*Set task*
Extract only the first line of the listing and every line after it up to and including the one with "335.5, 335.5, 335.5];". Omit the pictures.
*** Data block
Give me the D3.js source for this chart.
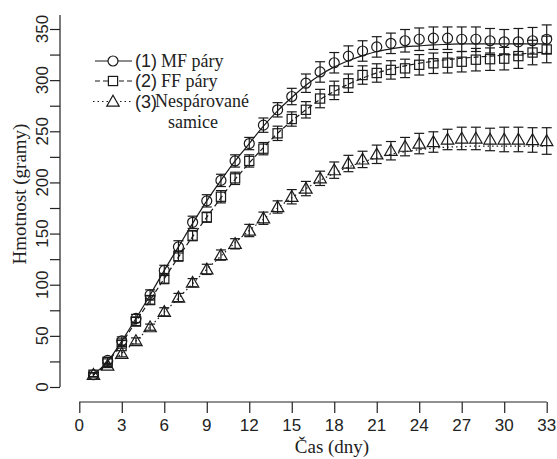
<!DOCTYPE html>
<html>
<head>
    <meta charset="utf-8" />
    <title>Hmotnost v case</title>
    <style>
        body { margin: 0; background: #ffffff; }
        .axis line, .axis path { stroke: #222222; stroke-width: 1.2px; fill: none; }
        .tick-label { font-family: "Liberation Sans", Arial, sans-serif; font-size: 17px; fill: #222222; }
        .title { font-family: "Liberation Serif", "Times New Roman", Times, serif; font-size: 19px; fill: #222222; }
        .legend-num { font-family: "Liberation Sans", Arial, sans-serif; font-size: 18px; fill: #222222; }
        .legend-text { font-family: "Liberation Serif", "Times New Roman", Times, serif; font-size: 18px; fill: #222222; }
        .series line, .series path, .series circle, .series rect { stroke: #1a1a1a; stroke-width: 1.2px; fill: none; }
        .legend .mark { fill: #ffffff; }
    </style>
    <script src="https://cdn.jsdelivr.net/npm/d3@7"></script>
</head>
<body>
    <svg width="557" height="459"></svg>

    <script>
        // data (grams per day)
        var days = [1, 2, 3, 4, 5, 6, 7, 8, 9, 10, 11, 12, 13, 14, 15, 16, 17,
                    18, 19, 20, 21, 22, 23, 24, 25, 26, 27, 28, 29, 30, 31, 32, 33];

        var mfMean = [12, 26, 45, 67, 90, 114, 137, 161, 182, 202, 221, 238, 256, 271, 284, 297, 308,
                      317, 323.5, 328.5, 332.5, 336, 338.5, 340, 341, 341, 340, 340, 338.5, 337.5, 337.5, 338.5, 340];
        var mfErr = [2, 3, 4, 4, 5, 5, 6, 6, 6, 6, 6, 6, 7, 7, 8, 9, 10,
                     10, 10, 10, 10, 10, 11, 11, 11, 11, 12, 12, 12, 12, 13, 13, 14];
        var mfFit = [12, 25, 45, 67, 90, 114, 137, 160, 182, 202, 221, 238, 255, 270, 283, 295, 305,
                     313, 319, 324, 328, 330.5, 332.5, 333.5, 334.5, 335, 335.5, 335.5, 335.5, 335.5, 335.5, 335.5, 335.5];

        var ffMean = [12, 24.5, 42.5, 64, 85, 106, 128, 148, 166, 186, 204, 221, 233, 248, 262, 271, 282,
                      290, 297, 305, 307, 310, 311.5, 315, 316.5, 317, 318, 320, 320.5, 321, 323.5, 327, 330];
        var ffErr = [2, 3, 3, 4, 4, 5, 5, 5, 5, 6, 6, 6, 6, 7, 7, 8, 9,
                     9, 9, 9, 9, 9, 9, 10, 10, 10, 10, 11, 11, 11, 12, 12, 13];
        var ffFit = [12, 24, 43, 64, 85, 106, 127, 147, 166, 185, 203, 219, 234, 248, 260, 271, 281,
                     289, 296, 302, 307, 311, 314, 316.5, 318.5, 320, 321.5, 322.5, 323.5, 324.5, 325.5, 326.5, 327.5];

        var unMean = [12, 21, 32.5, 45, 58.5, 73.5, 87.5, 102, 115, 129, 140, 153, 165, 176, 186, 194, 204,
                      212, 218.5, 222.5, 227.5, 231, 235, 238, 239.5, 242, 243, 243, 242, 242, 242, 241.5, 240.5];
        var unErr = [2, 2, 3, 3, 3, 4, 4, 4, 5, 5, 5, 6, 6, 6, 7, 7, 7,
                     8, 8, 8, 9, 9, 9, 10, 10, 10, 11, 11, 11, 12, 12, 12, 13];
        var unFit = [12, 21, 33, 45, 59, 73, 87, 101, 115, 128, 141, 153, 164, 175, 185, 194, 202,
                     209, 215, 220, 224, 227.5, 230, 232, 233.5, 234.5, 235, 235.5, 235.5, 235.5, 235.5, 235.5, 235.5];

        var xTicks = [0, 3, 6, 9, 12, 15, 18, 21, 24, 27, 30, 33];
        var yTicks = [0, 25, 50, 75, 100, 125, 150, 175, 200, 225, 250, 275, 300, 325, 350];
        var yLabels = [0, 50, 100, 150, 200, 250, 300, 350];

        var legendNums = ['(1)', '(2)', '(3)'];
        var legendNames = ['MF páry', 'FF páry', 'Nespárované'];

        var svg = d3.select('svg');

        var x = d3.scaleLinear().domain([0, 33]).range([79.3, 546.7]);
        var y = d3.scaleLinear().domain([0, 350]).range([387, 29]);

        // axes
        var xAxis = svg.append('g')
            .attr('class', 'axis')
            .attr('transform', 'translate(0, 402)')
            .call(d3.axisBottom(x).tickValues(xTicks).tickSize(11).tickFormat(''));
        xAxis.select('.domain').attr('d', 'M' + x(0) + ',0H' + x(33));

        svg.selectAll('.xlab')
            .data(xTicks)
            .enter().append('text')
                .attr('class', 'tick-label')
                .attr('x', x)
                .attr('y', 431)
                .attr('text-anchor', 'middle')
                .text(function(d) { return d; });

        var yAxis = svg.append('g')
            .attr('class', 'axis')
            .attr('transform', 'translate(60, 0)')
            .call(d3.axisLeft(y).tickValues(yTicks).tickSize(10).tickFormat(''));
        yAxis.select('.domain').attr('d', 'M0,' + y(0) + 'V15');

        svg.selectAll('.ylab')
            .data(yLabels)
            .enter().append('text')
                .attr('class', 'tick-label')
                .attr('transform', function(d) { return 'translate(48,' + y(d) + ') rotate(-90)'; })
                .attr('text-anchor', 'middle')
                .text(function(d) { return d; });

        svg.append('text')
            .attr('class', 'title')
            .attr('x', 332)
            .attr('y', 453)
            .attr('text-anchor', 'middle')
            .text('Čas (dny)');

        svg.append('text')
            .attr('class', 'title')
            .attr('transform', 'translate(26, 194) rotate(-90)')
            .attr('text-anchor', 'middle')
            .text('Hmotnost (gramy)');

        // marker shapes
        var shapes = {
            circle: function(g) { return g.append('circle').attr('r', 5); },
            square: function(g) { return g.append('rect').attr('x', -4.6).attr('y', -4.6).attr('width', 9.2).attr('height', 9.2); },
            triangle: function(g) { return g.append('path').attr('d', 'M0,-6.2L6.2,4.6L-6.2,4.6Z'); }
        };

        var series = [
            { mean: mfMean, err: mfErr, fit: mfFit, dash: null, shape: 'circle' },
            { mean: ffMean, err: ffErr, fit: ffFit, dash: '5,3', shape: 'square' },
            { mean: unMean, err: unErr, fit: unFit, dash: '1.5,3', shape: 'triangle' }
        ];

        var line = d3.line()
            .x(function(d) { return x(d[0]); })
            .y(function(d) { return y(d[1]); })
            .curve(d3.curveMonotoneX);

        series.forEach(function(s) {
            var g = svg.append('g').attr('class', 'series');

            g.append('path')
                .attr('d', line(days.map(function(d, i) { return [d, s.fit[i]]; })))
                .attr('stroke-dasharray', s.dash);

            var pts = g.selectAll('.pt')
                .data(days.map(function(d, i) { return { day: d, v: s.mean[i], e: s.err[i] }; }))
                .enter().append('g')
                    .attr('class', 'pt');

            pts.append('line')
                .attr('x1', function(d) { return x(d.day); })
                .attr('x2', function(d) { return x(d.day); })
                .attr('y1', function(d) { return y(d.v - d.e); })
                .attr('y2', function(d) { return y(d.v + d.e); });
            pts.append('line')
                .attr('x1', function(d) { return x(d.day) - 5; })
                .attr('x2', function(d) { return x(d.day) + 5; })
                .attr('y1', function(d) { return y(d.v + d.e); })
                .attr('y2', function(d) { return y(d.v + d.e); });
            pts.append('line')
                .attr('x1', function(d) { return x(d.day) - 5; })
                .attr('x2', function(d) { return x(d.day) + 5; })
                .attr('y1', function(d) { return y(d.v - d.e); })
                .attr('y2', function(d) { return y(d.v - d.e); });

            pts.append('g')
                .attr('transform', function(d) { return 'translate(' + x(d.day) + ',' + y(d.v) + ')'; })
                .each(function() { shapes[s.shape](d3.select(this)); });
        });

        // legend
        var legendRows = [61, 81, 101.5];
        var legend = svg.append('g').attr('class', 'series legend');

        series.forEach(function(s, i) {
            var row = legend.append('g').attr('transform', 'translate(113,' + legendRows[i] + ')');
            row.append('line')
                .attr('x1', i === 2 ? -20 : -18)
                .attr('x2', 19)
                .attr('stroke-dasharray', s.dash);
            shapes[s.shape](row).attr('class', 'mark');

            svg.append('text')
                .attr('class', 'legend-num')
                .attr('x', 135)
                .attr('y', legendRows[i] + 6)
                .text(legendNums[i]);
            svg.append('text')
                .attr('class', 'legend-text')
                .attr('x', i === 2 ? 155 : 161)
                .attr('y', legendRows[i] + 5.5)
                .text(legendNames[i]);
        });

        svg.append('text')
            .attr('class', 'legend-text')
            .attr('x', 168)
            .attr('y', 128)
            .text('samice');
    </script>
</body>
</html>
******
*Response*
Give me the D3.js source for this chart.
<!DOCTYPE html>
<html>
<head>
    <meta charset="utf-8" />
    <title>Hmotnost v case</title>
    <style>
        body { margin: 0; background: #ffffff; }
        .axis line, .axis path { stroke: #222222; stroke-width: 1.2px; fill: none; }
        .tick-label { font-family: "Liberation Sans", Arial, sans-serif; font-size: 17px; fill: #222222; }
        .title { font-family: "Liberation Serif", "Times New Roman", Times, serif; font-size: 19px; fill: #222222; }
        .legend-num { font-family: "Liberation Sans", Arial, sans-serif; font-size: 18px; fill: #222222; }
        .legend-text { font-family: "Liberation Serif", "Times New Roman", Times, serif; font-size: 18px; fill: #222222; }
        .series line, .series path, .series circle, .series rect { stroke: #1a1a1a; stroke-width: 1.2px; fill: none; }
        .legend .mark { fill: #ffffff; }
    </style>
    <script src="https://cdn.jsdelivr.net/npm/d3@7"></script>
</head>
<body>
    <svg width="557" height="459"></svg>

    <script>
        // data (grams per day)
        var days = [1, 2, 3, 4, 5, 6, 7, 8, 9, 10, 11, 12, 13, 14, 15, 16, 17,
                    18, 19, 20, 21, 22, 23, 24, 25, 26, 27, 28, 29, 30, 31, 32, 33];

        var mfMean = [12, 26, 45, 67, 90, 114, 137, 161, 182, 202, 221, 238, 256, 271, 284, 297, 308,
                      317, 323.5, 328.5, 332.5, 336, 338.5, 340, 341, 341, 340, 340, 338.5, 337.5, 337.5, 338.5, 340];
        var mfErr = [2, 3, 4, 4, 5, 5, 6, 6, 6, 6, 6, 6, 7, 7, 8, 9, 10,
                     10, 10, 10, 10, 10, 11, 11, 11, 11, 12, 12, 12, 12, 13, 13, 14];
        var mfFit = [12, 25, 45, 67, 90, 114, 137, 160, 182, 202, 221, 238, 255, 270, 283, 295, 305,
                     313, 319, 324, 328, 330.5, 332.5, 333.5, 334.5, 335, 335.5, 335.5, 335.5, 335.5, 335.5, 335.5, 335.5];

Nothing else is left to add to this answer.